Essay

The One They Fear: The Village Outcast

Every tight community needs someone to point at, and television keeps handing us the shunned figure who turns out to be the only honest person in town.

By the TVCeleb Editorial Team 8 min read

There is a moment in almost every story about a feared outsider when the camera stops watching the outcast and starts watching the crowd. A face in the window. A door that closes a little too fast. A neighbor who smiles at you in the daylight and then, in the dark, picks up a stone. That pivot is the whole point. The village outcast is not really a story about the strange woman at the edge of the woods or the marked man nobody will sit beside. It is a story about the people who need someone to fear, and what their fear reveals about them. We think we are afraid of the witch. We are actually afraid of the herd that hunts her, and television has spent decades teaching us, quietly, to root for the wrong one on purpose.

Not the Setting, the Scapegoat

It is easy to file this archetype under small-town drama and move on, but that misses what makes it ache. A small-town story is about place: the diner, the secrets, the slow rhythms of people who have known each other since birth. A small-town mystery is about an event: a body, a disappearance, a wound the community must investigate. The outcast story is neither. It is about a person who has been chosen, before any crime, to carry the weight of everyone else. The scapegoat is not suspected of a specific thing. The scapegoat is suspected of being. Their difference comes first, and the accusations are assembled afterward to fit it. That is the cruel engineering at the center of these tales: the verdict precedes the evidence, and the trial is just theater the village performs to feel clean.

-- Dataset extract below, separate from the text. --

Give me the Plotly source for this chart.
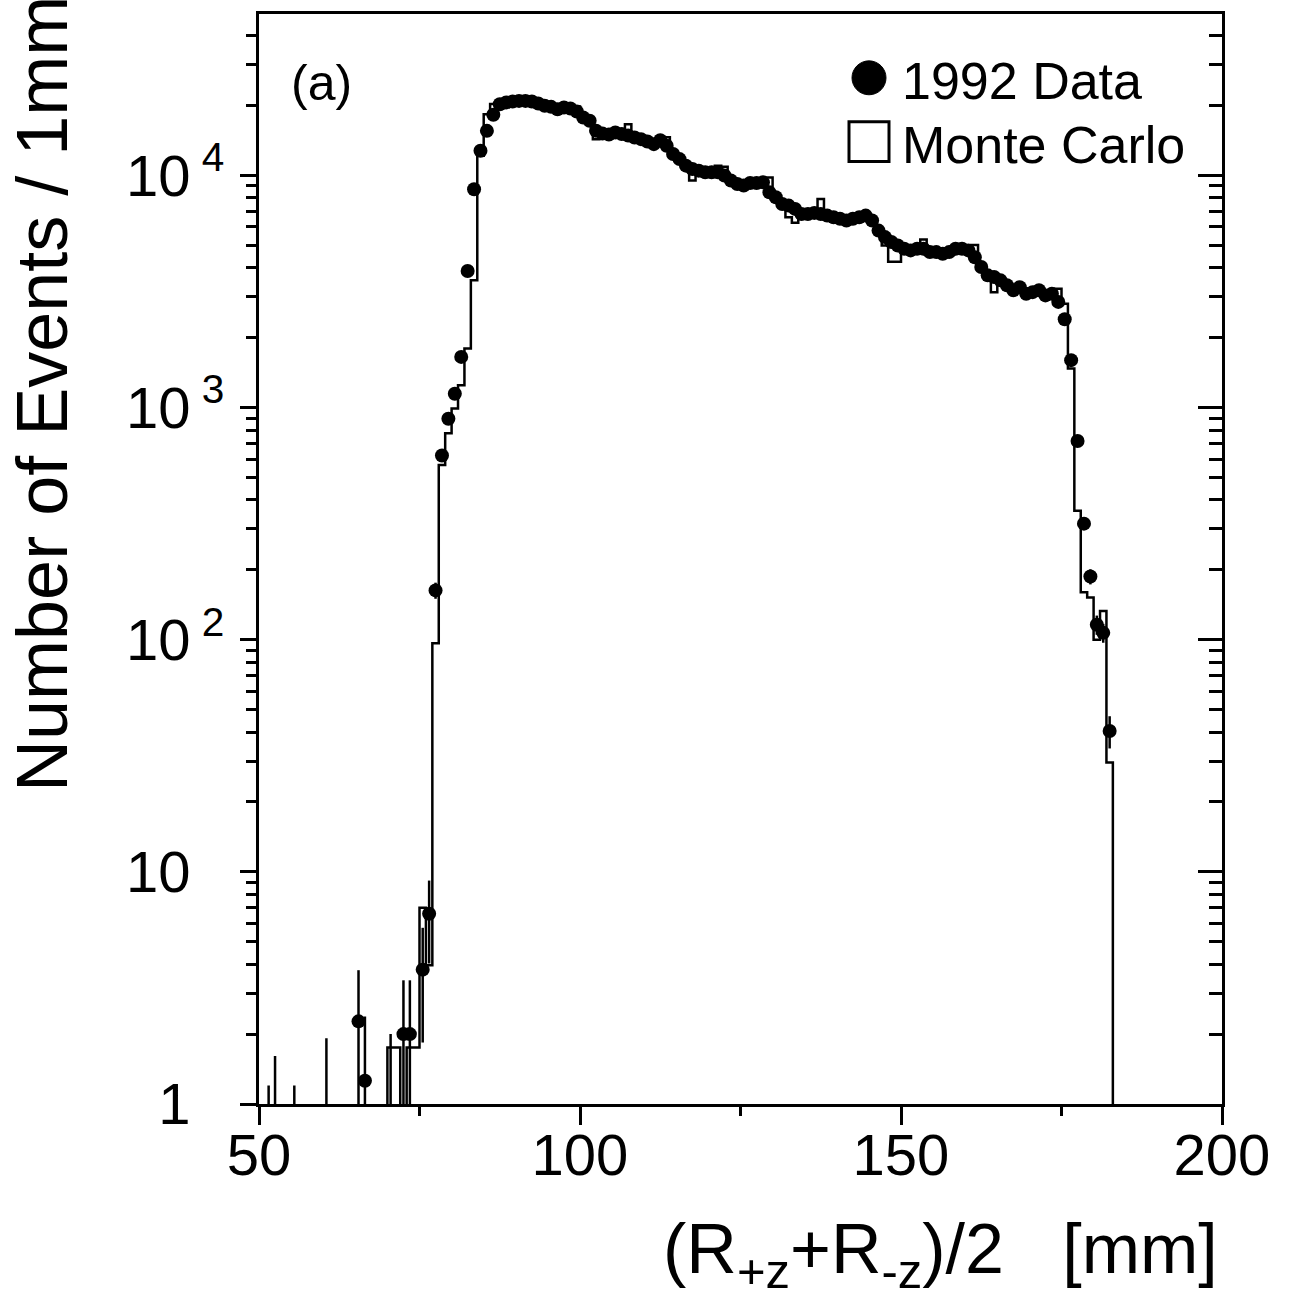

You can feel the difference in your gut. In a mystery, you want to know who did it. In an outcast story, you already know nobody did anything, and the dread comes from watching a community manufacture guilt out of thin air because the alternative is admitting their misfortunes have ordinary, unglamorous causes. The crop failed. The child got sick. The marriage rotted. None of that needs a culprit, but a culprit is so much more satisfying than weather and chance. So the village looks around the table and lands, as it always does, on the one who never quite fit, and the relief on their faces is the most frightening thing in the frame.

Superstition as a Leash

What the best of these stories understand is that superstition is rarely about belief. It is about control. The rumored witch, the cursed family, the woman who lives alone and answers to no man, the boy who hears voices, the stranger whose customs do not match the town's: each becomes a cautionary edge that keeps everyone else in line. Step too far outside the shape we approve of, the legend warns, and you too could become the thing in the dark. The outcast is a fence built out of fear, and the village patrols it by whispering. Folk horror has always known this, which is why the genre loves a circle of smiling faces in matching clothes far more than it loves any monster. The monster is honest about wanting to hurt you. The crowd insists it loves you right up until the moment it does not.

We do not fear the witch. We fear the neighbors who decided she was one.

This is why the figure so often turns out to see the community more clearly than it sees itself. Pushed to the margin, the outcast loses the comforting blur of belonging and gains a brutal clarity. They can name the hypocrisies the insiders have agreed not to notice: the pastor's appetites, the patriarch's debts, the tidy violence that keeps the peace. Their honesty is precisely what makes them dangerous, far more than any supposed spell. A community can survive a witch. It cannot survive a witness. So the witness must be recast as the witch, her clear sight rebranded as the evil eye, and the village goes back to sleep convinced it has saved itself from her rather than silenced her.

Why We Ache for the Shunned One

There is something almost shameful in how reliably these stories work on us. We meet the pariah and we want, badly, for someone to cross the invisible line and sit beside her. We distrust the warm welcome and the casserole on the porch, because we have learned that the smiling crowd is the predator and the lonely figure is the prey. Television has trained this instinct so thoroughly that the mere image of a whole town being kind in unison now reads as a threat. We have come to trust difference and fear consensus, which may be the most useful thing the archetype gives us: a reflex that flinches when everyone agrees too quickly about who the bad one is.

And maybe that is why we keep returning to the outcast, season after season, in dramas and ghost stories and quiet character studies alike. Each of us has stood, at some point, just outside the circle, sensing that our acceptance was conditional and revocable. The shunned one is the dramatization of our oldest social fear, that the group we depend on will one day turn its face away and decide we were never really one of them. When we ache for the village outcast, we are rehearsing our own exile and quietly begging the story for the thing the village so rarely grants: someone willing to stay, to listen, to refuse the stone. The mercy we want for her is the mercy we are not sure we would receive, and that uncertainty is what keeps us watching.